Au premier salon égyptien de la défense, les
industriels français en pole position
Trente-deux entreprises françaises espèrent des
contrats, malgré les critiques des ONG de défense des droits de l'homme les
accusant d'équiper un régime autoritaire.
« On est là pour faire des affaires », confie, sans plus de précision, un membre du stand Arquus (ex-Renault Truck Defense), où sont exposés deux blindés Sherpa, les roues un peu terreuses. Les deux modèles fabriqués à Limoges, avec une vignette en arabe « forces armées » collée sur les portières, ont en effet été empruntés au client égyptien pour l'occasion. L'entreprise française a livré 173 Sherpa à l'Égypte entre 2012 et 2014, selon Stockholm International Peace Research Institute (Sipri), l'organe indépendant de référence sur le commerce des armements. Smartphone à la main, de jeunes officiers et gradés égyptiens du ministère de l'Intérieur se prennent en photo devant le véhicule de reconnaissance Sherpa Light Scout assorti à leurs uniformes kaki. « C'est du bon matériel qu'on utilise partout », sourit l'un d'eux. « On s'en sert beaucoup pour les opérations antiterroristes et aussi pour les manifestations », précise un autre jeune, son képi dans les mains.
« Il n'y a aucune preuve que
nos véhicules aient agi contre les droits de l'homme »
Pourtant,
officiellement, Arquus comme la ministre des Armées martèlent que ces blindés
ont été vendus « à des fins militaires » au ministère de la Défense
égyptienne. Si Florence Parly semble oublier que les militaires égyptiens
réalisent aussi des missions de maintien de l'ordre, elle assure que la France
« se conforme aux dispositions prises par l'Union européenne » qui
engage en théorie ses États membres à ne pas exporter de matériels pouvant
servir « à la répression interne » depuis août 2013, date de
l'évacuation du sit-in de Rabaa qui avait fait plus de 800 morts. Un
message qui ne semble pas avoir été transmis aux industriels par son
prédécesseur Jean-Yves Le Drian, aujourd'hui ministre des Affaires étrangères.

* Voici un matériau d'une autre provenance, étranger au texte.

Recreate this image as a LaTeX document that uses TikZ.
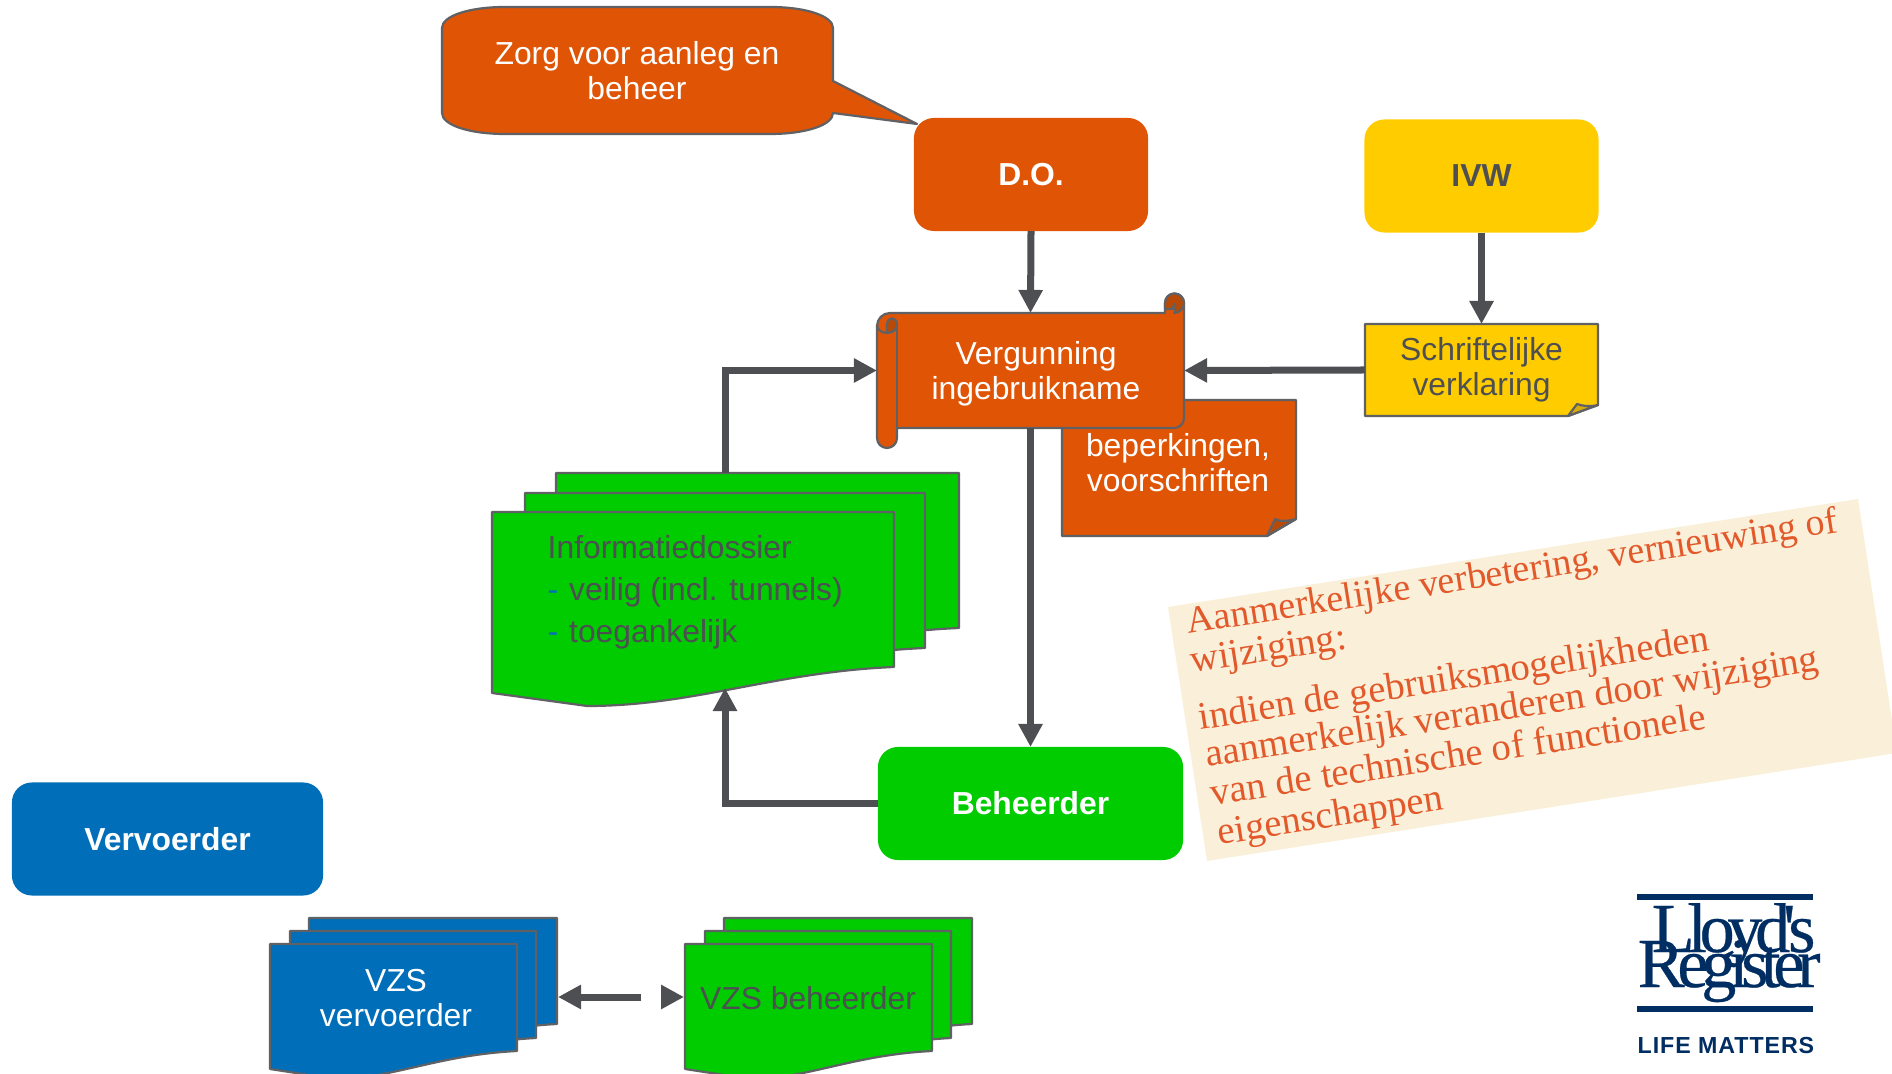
\documentclass[tikz,border=0pt]{standalone}
\usepackage{fontspec}
\usepackage{tikz}
\usetikzlibrary{arrows.meta}
\setmainfont{Liberation Sans}
\newfontfamily\panelfont{Liberation Serif}
\newfontfamily\logofont[LetterSpace=-10.5, FakeBold=0.4]{Liberation Serif}
\newfontfamily\mattersfont[LetterSpace=4]{Liberation Sans}

\begin{document}
\begin{tikzpicture}[x=0.01cm, y=-0.01cm,
    box/.style={rectangle, rounded corners=0.2cm, minimum height=1.13cm, font=\bfseries\fontsize{9.05}{10}\selectfont, outer sep=0pt},
    flow/.style={line width=0.07cm, draw=linegray, -{Triangle[length=0.23cm, width=0.23cm]}},
    shapeline/.style={draw=linegray!90, line width=0.022cm, line join=round},
    shapetext/.style={align=center, outer sep=0pt, inner sep=0pt, font=\fontsize{9.05}{9.95}\selectfont},
    paneltxt/.style={rotate=8.9, anchor=base west, inner sep=0pt, text=paneltext, font=\panelfont\fontsize{11}{11}\selectfont},
    logotxt/.style={anchor=base west, inner sep=0pt, text=logoblue, font=\logofont\fontsize{20}{20}\selectfont}
  ]
  % Define colors
  \definecolor{linegray}{RGB}{77,79,83}
  \definecolor{doorange}{RGB}{224,84,6}
  \definecolor{darkorange}{RGB}{184,74,6}
  \definecolor{ivwyellow}{RGB}{255,204,0}
  \definecolor{darkyellow}{RGB}{214,172,10}
  \definecolor{bhgreen}{RGB}{0,204,0}
  \definecolor{vvblue}{RGB}{0,110,184}
  \definecolor{panelcream}{RGB}{250,239,216}
  \definecolor{paneltext}{RGB}{226,89,43}
  \definecolor{logoblue}{RGB}{0,45,98}

  \useasboundingbox (0,0) rectangle (1892,1074);
  \clip (0,0) rectangle (1892,1074);

  % Callout
  \draw[shapeline, fill=doorange] (505,7) -- (770,7) .. controls (806,7) and (833,16) .. (833,28)
    -- (833,81) -- (917,124) -- (833,113) .. controls (833,125) and (806,134) .. (770,134)
    -- (505,134) .. controls (469,134) and (442,125) .. (442,113) -- (442,28)
    .. controls (442,16) and (469,7) .. (505,7) -- cycle;
  \node[shapetext, text=white] (zorg) at (637,71) {Zorg voor aanleg en\\beheer};

  % Top boxes
  \node[box, fill=doorange, text=white, minimum width=2.34cm] (do) at (1031,174.5) {D.O.};
  \node[box, fill=ivwyellow, text=linegray, minimum width=2.34cm] (ivw) at (1481.5,176) {IVW};

  % Note under the scroll
  \draw[shapeline, fill=doorange] (1062,400) -- (1296,400) -- (1296,519) -- (1267,536) -- (1062,536) -- cycle;
  \draw[shapeline, fill=darkorange] (1296,519) .. controls (1285,522) and (1278,521) .. (1275,519) -- (1267,536) -- cycle;
  \node[shapetext, text=white] (beperkingen) at (1178,463) {beperkingen,\\voorschriften};

  % Scroll
  \draw[shapeline, fill=doorange] (897,313) -- (1165,313) -- (1165,303) arc[start angle=180, end angle=360, radius=9.5]
    -- (1184,418) arc[start angle=0, end angle=90, radius=10] -- (897,428) -- (897,438)
    arc[start angle=0, end angle=180, radius=10] -- (877,326) arc[start angle=180, end angle=270, radius=13] -- cycle;
  \draw[shapeline, fill=darkorange] (1165,309) -- (1165,303) arc[start angle=180, end angle=360, radius=9.5]
    -- (1184,303) arc[start angle=0, end angle=90, radius=10] -- (1175,313) -- (1175,304) -- (1172,309) -- cycle;
  \draw[shapeline] (1165,309) -- (1175,309);
  \draw[shapeline, fill=darkorange] (887,333) .. controls (893,333) and (897,329) .. (897,325)
    .. controls (897,316) and (887,316) .. (887,325) -- cycle;
  \draw[shapeline] (877,325) .. controls (877,329) and (881,333) .. (887,333);
  \draw[shapeline] (897,325) -- (897,428);
  \node[shapetext, text=white, minimum width=3.07cm, minimum height=1.15cm] (vergunning) at (1030.5,370.5)
    {\rule{0pt}{0.3cm}\hspace*{0.11cm}Vergunning\\\hspace*{0.11cm}ingebruikname};

  % Stacked documents
  \foreach \xa/\xb/\ya/\yb in {556/959/473/628, 525/925/493/648, 492/894/512/667} {
    \draw[shapeline, fill=bhgreen] (\xa,\ya) -- (\xb,\ya) -- (\xb,\yb)
      .. controls ({\xb-120},{\yb+5}) and ({\xb-200},{\yb+39}) .. ({\xa+95},{\yb+39})
      -- (\xa,{\yb+26}) -- cycle;
  }
  \node[anchor=north west, align=left, inner sep=0pt, text=linegray, font=\fontsize{9.05}{11.9}\selectfont] (dossier) at (547,535)
    {Informatiedossier\\{\color{vvblue}-}\hspace{0.02cm} veilig (incl. tunnels)\\{\color{vvblue}-}\hspace{0.02cm} toegankelijk};
  \coordinate (dossiertop) at (725,473);
  \coordinate (dossierbottom) at (725,688);

  % Lower boxes
  \node[box, fill=bhgreen, text=white, minimum width=3.05cm] (beheerder) at (1030.5,803.5) {Beheerder};
  \node[box, fill=vvblue, text=white, minimum width=3.11cm] (vervoerder) at (167.5,839) {Vervoerder};

  % Yellow note
  \draw[shapeline, fill=ivwyellow] (1365,324) -- (1598,324) -- (1598,405) -- (1568,416) -- (1365,416) -- cycle;
  \draw[shapeline, fill=darkyellow] (1598,405) .. controls (1590,407) and (1582,406) .. (1577,404) -- (1568,416) -- cycle;
  \node[shapetext, text=linegray, minimum width=2.33cm, minimum height=0.92cm] (verklaring) at (1481.5,370) {Schriftelijke\\verklaring};

  % VZS stacks
  \foreach \col/\xshiftpx in {vvblue/0, bhgreen/415} {
    \foreach \xa/\xb/\ya/\yb in {309/557/918/1024, 290/536/931/1038, 270/517/944/1051} {
      \draw[shapeline, fill=\col] ({\xa+\xshiftpx},\ya) -- ({\xb+\xshiftpx},\ya) -- ({\xb+\xshiftpx},\yb)
        .. controls ({\xb+\xshiftpx-80},{\yb+4}) and ({\xb+\xshiftpx-125},{\yb+28}) .. ({\xa+\xshiftpx+65},{\yb+28})
        -- ({\xa+\xshiftpx},{\yb+18}) -- cycle;
    }
  }
  \node[shapetext, text=white] (vzsvervoerder) at (396,998) {VZS\\vervoerder};
  \node[shapetext, text=linegray] (vzsbeheerder) at (808,998) {VZS beheerder};
  \coordinate (vzsleft) at (558,997);
  \coordinate (vzsgap) at (641,997);
  \coordinate (vzshead) at (661,997);
  \coordinate (vzsright) at (684,997);

  % Arrows
  \draw[flow] (do.south) -- (vergunning.north);
  \draw[flow] (ivw.south) -- (verklaring.north);
  \draw[flow] (verklaring.west) -- (vergunning.east);
  \draw[flow] (dossiertop) |- (vergunning.west);
  \draw[flow] (vergunning.south) -- (beheerder.north);
  \draw[flow] (beheerder.west) -| (dossierbottom);
  \draw[flow] (vzsgap) -- (vzsleft);
  \draw[flow] (vzshead) -- (vzsright);

  % Text panel
  \fill[panelcream] (1168,607) -- (1858,499) -- (1897,753) -- (1207,861) -- cycle;
  \foreach \nm/\px/\py/\txt in {aanmerk/1188/634/{\fontsize{10.8}{11}\selectfont Aanmerkelijke verbetering, vernieuwing of}, wijz/1192/673/{wijziging:},
      indien/1200/730/{indien de gebruiksmogelijkheden}, aanm/1207/767/{aanmerkelijk veranderen door wijziging},
      vande/1212/806/{van de technische of functionele}, eigen/1219/845/{eigenschappen}} {
    \node[paneltxt] (\nm) at (\px,\py) {\txt};
  }

  % Logo
  \fill[logoblue] (1637,894) rectangle (1813,900);
  \fill[logoblue] (1637,1006) rectangle (1813,1012);
  \node[logotxt] (lloyds) at (1651,952) {Lloyd's};
  \node[logotxt] (register) at (1637,987) {Register};
  \node[anchor=base west, inner sep=0pt, text=logoblue, font=\mattersfont\bfseries\fontsize{6.6}{7}\selectfont] (matters) at (1637,1053) {LIFE MATTERS};
\end{tikzpicture}
\end{document}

Un responsable d'Arquus, inquiet lui, avait en effet demandé à l'époque si la position du Conseil de l'Union européenne était
« engageante » et se souvient d'une réponse négative du ministre.Dans un rapport publié en octobre dernier, Amnesty International avait compilé et analysé une série de vidéos montrant la police égyptienne en train de tirer sur des manifestants depuis leurs véhicules, identifiés comme étant de la marque Arquus par l'ONG. La PME française estime que les vidéos ne sont pas assez précises pour reconnaître avec certitude les véhicules Arquus et qu'il n'y a donc « aucune preuve que ces véhicules aient agi contre les droits de l'homme ». Mal à l'aise face au Point, l'actuelle ministre préfère, quant à elle, se défausser sur son partenaire égyptien : « Nous ne sommes pas responsables du recyclage de ces matériels qui ont été livrés aux armées, c'est la responsabilité des autorités égyptiennes. » Une pirouette qui ne contredit pas formellement les analyses d'Amnesty.